### GOAL
Keep the pictures out of the copy and print all the entries below exactly.

________________

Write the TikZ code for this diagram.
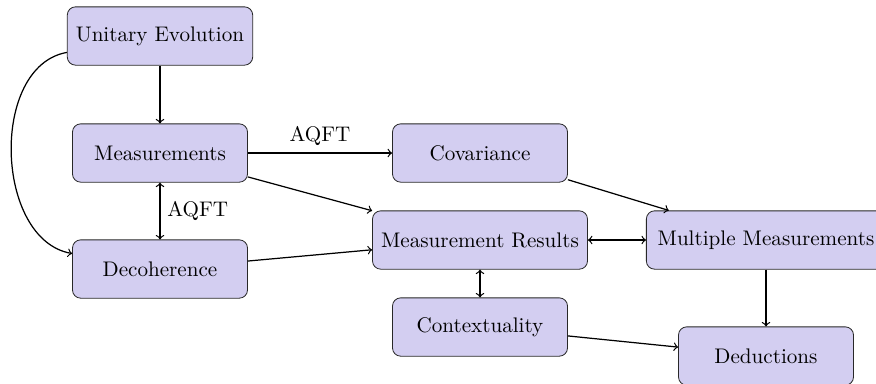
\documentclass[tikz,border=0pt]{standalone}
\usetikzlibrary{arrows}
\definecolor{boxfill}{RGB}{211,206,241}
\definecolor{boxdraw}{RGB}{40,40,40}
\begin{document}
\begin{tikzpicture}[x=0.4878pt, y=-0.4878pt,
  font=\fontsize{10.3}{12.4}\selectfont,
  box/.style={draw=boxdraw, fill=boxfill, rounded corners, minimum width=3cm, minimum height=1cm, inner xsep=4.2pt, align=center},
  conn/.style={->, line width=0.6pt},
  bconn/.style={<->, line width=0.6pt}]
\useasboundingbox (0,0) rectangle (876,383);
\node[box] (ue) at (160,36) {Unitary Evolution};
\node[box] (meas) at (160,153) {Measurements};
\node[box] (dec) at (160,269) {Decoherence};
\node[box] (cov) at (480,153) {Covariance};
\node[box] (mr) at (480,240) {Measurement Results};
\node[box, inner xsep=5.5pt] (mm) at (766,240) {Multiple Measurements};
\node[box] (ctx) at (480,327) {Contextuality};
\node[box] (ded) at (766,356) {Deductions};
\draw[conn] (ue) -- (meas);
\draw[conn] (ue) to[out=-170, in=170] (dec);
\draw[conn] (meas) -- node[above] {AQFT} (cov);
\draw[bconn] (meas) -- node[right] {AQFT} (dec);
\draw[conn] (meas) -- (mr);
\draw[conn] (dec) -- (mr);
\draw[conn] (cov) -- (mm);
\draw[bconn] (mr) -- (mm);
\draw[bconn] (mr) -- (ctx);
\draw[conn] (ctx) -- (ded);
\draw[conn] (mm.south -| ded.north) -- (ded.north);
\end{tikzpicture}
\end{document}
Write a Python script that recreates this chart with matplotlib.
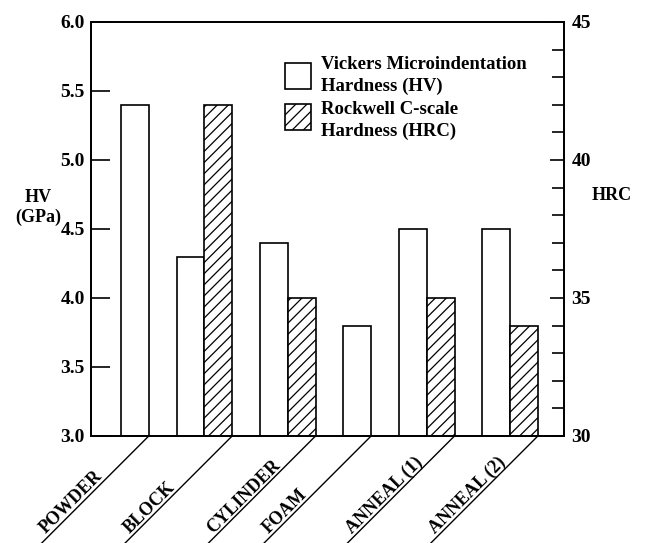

________________

### FINISHED ANSWER
Write the TikZ code for this diagram.
\documentclass[tikz,border=0pt]{standalone}
\usetikzlibrary{arrows}
\definecolor{boxfill}{RGB}{211,206,241}
\definecolor{boxdraw}{RGB}{40,40,40}
\begin{document}
\begin{tikzpicture}[x=0.4878pt, y=-0.4878pt,
  font=\fontsize{10.3}{12.4}\selectfont,
  box/.style={draw=boxdraw, fill=boxfill, rounded corners, minimum width=3cm, minimum height=1cm, inner xsep=4.2pt, align=center},
  conn/.style={->, line width=0.6pt},
  bconn/.style={<->, line width=0.6pt}]
\useasboundingbox (0,0) rectangle (876,383);
\node[box] (ue) at (160,36) {Unitary Evolution};
\node[box] (meas) at (160,153) {Measurements};
\node[box] (dec) at (160,269) {Decoherence};
\node[box] (cov) at (480,153) {Covariance};
\node[box] (mr) at (480,240) {Measurement Results};
\node[box, inner xsep=5.5pt] (mm) at (766,240) {Multiple Measurements};
\node[box] (ctx) at (480,327) {Contextuality};
\node[box] (ded) at (766,356) {Deductions};
\draw[conn] (ue) -- (meas);
\draw[conn] (ue) to[out=-170, in=170] (dec);
\draw[conn] (meas) -- node[above] {AQFT} (cov);
\draw[bconn] (meas) -- node[right] {AQFT} (dec);
\draw[conn] (meas) -- (mr);
\draw[conn] (dec) -- (mr);
\draw[conn] (cov) -- (mm);
\draw[bconn] (mr) -- (mm);
\draw[bconn] (mr) -- (ctx);
\draw[conn] (ctx) -- (ded);
\draw[conn] (mm.south -| ded.north) -- (ded.north);
\end{tikzpicture}
\end{document}
Write a Python script that recreates this chart with matplotlib.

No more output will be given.